I used an inexpensive Cabernet.
Next time I will use a rich, bold wine for more flavor.
*Recipe made 9 – 4oz. jars.
I love to experiment with different wines, there are so many possibilities.
Thank you! I looked everywhere for the yield on this!
Did not set…I have jars of thick wine. ?
Were you sure to use the ‘low or no sugar’ pectin Joanne? It’s necessary for the jelly to set.
Sorry…spoke too soon. The jelly DID set! Looks great! Haven’t tasted yet! It had to chill first!
I made this today but was disappointed that I discovered as I was making it that this did not last long- I thought this was like every other jelly I made that it would have a longer shelf life. Looks like I will score points with friends because I won’t be able to eat all this in a month.
The jelly will last about 2 months, and can be frozen as well.
Can this be done with a water bath canning method? I’d love to send some to relatives back East.
You would need to make this more acidic to can it safely. I have seen recipes that add 1/2 cup lemon juice, but be aware that that will change the flavor.

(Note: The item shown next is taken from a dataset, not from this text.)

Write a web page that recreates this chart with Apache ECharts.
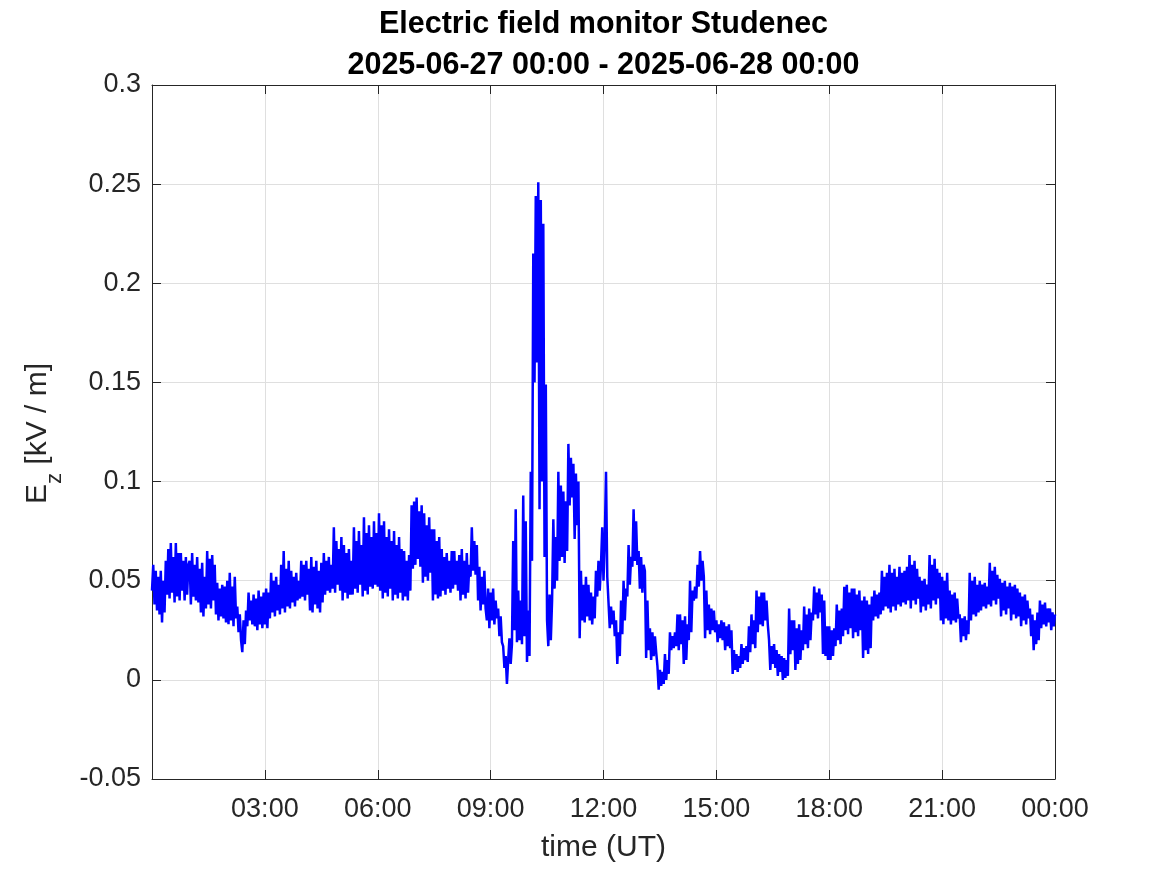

For canning any product safely you should check out Ball Blue Books or extension services at any state university webistes –look for Master Food Preservers. The acidity level does matter! Cook books and these resources use only science based recipes to elleviate the risk of contamination. Be safe when canning.
Hi, do the jars need to be sterilized even though they go in the refrigerator? So excited to make this!
It’s always a good idea to clean them thoroughly, but I don’t sterilize.
Hi, I’m a sommelier and wines that are higher in alcohol are considered “hot” wines, which tend to be more acidic and also higher (obviously) in alcohol which is a natural preservative. Champagne is a good exception to the rule as it’s generally low in alcohol, but very hi in acid. It also makes a wonderful jelly especially if you can find the grapes to pop in as a last minute unexpected surprise!!
What about using honey instead of sugar?
That should work fine, although I haven’t tried it that way. The honey will give the jelly a slightly different flavor, but that’s not a bad thing.
How strong is the wine flavor? I’ll be using it as part of another recipe, and I want to be able to taste it. Also, how well does the cardamom come through? Should I leave it out if I want to focus on the wine flavor?
The wine flavor is nice and pronounced, but sweeter, of course. If you’re focussing on the wine flavor, I’d leave any spices out.